Essa análise revela o outro lado da história contada pelos indicadores que apontam uma melhora nas condições do mercado de trabalho, como a redução de 9,1% para 7,9% na taxa de desocupação, além de um aumento no número de ocupados em cerca de 7 milhões de pessoas entre 2015 e 2022.

O outro lado dessa história é que cresceu também em 7,9 milhões o número de pessoas em trabalhos precários, superando o aumento no total de pessoas ocupadas, e, dessa forma, as condições de milhares de ocupações estão mais fragilizadas e deterioradas.

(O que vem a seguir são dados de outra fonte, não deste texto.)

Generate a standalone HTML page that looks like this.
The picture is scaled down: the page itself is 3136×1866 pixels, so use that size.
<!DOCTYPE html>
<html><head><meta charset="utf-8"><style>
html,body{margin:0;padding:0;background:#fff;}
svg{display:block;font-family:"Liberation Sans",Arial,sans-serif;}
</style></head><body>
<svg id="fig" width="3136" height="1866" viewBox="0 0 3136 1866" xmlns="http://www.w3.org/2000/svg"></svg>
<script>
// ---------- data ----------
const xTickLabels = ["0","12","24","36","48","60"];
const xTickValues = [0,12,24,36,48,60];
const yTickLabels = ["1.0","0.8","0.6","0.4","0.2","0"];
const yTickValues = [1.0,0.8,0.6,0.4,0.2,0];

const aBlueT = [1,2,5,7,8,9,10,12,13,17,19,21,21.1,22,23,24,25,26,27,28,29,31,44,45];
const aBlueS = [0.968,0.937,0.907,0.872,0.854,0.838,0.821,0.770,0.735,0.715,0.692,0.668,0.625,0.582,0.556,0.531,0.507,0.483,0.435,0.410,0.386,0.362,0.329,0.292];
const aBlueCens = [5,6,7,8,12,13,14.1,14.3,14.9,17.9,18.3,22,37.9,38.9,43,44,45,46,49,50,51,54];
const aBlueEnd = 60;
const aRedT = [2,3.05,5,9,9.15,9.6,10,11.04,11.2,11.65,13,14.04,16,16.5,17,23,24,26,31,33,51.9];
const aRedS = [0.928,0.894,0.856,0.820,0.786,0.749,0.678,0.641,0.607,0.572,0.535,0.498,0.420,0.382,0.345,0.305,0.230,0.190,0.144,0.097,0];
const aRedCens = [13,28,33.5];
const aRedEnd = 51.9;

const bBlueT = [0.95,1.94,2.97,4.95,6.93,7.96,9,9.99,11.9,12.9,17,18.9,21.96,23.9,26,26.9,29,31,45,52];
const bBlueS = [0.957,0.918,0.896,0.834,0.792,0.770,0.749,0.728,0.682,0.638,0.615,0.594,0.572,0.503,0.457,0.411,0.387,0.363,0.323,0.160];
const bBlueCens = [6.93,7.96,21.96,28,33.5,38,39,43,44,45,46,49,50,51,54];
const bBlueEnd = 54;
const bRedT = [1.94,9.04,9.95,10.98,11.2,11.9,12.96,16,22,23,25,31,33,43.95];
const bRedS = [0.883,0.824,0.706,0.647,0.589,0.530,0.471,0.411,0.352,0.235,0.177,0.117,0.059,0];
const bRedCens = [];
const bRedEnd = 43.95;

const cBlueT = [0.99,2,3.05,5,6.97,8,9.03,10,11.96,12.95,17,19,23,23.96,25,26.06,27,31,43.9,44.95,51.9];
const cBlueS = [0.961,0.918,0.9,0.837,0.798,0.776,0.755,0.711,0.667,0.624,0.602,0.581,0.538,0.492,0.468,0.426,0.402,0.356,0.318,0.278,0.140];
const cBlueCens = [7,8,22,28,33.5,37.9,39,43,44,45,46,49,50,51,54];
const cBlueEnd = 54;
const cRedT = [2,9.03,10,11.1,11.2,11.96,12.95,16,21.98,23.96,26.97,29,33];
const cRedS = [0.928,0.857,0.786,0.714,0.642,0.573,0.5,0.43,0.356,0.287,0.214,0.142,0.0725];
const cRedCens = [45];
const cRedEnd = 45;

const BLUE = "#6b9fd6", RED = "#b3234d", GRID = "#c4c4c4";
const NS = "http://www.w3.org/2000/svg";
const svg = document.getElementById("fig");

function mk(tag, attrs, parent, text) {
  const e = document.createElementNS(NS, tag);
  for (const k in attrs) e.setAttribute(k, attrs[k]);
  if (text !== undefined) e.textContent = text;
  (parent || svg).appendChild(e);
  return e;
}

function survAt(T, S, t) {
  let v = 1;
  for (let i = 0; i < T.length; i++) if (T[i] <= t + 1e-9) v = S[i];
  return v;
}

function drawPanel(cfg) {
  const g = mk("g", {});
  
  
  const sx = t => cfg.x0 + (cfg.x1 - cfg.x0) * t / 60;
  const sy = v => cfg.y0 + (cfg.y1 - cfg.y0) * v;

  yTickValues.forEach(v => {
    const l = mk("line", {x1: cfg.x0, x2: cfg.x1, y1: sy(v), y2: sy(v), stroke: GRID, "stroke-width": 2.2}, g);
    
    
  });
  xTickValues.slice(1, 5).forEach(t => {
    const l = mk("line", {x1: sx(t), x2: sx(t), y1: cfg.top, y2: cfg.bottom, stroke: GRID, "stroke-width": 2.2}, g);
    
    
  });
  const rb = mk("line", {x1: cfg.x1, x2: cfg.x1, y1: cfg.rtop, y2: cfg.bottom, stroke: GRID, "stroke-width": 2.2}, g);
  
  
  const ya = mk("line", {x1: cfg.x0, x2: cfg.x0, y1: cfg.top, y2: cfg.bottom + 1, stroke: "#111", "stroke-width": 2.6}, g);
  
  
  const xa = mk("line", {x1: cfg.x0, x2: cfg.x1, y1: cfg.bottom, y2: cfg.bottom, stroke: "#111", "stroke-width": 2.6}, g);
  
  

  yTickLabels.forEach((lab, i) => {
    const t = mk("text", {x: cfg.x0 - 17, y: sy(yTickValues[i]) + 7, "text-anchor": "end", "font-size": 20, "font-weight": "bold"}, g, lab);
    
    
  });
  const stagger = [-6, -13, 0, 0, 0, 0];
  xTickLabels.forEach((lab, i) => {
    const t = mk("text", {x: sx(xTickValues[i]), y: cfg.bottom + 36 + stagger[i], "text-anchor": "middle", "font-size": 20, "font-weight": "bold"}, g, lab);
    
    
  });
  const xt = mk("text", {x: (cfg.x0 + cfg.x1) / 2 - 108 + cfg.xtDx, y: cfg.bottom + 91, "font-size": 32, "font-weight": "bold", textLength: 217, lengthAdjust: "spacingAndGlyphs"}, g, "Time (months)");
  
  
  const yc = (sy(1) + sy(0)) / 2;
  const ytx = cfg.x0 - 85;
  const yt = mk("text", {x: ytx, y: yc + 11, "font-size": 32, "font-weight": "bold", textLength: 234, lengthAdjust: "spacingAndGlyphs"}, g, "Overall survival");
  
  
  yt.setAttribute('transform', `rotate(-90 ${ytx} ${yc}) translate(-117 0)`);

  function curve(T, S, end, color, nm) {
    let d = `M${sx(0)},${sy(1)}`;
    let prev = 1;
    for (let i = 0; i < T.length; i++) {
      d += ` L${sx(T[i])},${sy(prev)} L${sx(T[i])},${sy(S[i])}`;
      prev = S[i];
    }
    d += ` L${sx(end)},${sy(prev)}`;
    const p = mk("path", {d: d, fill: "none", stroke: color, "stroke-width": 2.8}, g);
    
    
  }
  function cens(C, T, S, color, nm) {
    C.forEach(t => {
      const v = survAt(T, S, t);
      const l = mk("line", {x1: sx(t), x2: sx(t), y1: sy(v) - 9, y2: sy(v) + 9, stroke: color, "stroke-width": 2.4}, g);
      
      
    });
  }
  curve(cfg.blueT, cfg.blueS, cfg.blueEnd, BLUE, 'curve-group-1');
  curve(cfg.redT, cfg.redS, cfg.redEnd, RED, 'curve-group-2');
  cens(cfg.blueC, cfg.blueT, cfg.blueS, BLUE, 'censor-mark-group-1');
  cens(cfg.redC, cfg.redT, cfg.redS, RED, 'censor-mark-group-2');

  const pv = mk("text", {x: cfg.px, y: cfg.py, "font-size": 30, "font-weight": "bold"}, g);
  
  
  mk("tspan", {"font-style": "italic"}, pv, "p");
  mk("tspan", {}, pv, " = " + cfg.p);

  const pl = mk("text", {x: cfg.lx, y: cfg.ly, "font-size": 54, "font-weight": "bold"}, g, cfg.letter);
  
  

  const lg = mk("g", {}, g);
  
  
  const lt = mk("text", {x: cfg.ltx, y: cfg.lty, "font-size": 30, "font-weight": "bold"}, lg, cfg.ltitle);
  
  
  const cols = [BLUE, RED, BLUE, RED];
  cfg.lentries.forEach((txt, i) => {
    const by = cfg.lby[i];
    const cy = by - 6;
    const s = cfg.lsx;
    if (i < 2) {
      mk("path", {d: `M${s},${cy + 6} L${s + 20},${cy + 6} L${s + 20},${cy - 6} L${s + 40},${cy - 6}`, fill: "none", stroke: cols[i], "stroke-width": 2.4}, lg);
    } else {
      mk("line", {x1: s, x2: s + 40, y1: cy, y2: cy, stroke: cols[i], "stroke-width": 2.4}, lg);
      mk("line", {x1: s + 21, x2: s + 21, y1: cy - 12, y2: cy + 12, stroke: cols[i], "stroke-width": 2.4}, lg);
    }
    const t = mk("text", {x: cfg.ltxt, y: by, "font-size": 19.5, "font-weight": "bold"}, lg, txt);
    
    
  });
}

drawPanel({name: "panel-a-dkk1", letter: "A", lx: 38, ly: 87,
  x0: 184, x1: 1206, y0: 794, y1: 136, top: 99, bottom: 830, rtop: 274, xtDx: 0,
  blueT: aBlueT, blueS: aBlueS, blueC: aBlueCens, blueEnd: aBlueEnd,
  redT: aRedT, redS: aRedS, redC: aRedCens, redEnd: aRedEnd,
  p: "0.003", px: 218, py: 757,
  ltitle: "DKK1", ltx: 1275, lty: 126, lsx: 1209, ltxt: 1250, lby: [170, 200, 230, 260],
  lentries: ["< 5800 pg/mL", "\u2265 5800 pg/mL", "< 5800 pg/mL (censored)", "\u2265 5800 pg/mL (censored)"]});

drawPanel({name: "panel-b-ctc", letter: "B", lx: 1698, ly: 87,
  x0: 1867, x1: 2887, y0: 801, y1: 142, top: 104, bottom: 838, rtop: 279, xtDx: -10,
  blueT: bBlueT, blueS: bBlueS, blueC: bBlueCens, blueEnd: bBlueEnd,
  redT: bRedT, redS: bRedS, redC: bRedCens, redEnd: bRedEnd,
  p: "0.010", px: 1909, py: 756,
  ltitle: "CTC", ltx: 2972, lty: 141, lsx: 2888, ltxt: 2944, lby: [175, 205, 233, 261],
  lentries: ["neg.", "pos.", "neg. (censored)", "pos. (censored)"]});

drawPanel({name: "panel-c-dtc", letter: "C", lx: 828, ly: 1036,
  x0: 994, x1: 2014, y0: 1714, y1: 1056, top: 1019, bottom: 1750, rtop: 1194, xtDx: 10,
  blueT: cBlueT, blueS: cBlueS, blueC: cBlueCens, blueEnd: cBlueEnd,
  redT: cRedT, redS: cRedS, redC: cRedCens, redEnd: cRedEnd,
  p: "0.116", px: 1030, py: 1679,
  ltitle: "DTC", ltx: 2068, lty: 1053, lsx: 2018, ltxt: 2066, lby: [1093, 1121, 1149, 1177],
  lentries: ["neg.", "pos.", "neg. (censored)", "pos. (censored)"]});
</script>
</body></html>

A juventude brasileira, hoje majoritariamente negra (61%), se encontra cada vez mais atingida por um trabalho instável e precarizado, tendo como única forma de sustento trabalhos em aplicativos de entrega e transporte.

Podemos constatar essa realidade olhando para o perfil dos entregadores ciclistas: homem, jovem, negro, entre 18 e 22 anos de idade e com ensino médio completo, que estava desempregado e agora trabalha todos os dias da semana, sem proteção social e em jornadas exaustivas, segundo pesquisa da Aliança Bike (2019). Ou seja, é urgente construirmos o processo de regulação e regulamentação para trabalhadores e trabalhadoras das plataformas de aplicativos.

É certo que a elevação da taxa de precariedade atinge todos os grupos populacionais, porém os mais afetados são as mulheres e as pessoas negras, com proporções de 54,4% e 59,7% das pessoas ocupadas em condição de precariedade, ante os 49,5% e os 41,7% dos homens e das pessoas brancas, conforme dados do quarto trimestre de 2022.

As mulheres negras em ocupações precárias representam 63,1%, e os homens brancos na mesma condição são 39,3% dessas vagas. De outro lado, elas são minoria na área tecnológica, pois, embora representem 28% da sociedade brasileira, 11% trabalham em empresas de tecnologia e apenas 3% frequentam cursos de engenharia da computação (Report 2022 – PretaLab).

Nesses tempos de renovação que estamos vivendo, urgem a concertação e a implementação de políticas públicas, privadas e sindicais para o enfrentamento dessa desigualdade de gênero e raça, que vão da valorização do salário mínimo à retomada e ao fortalecimento das redes de proteção social, da negociação coletiva e das instâncias de representação de pessoas trabalhadoras.

Acima de tudo, trata-se de um outro conceito de crescimento e desenvolvimento econômico orientado pelos cuidados socioambientais e pela equidade como pressuposto para investimentos no mercado de trabalho, nos processos de geração de empregos de qualidade e nas inovações que precisam ser implementadas.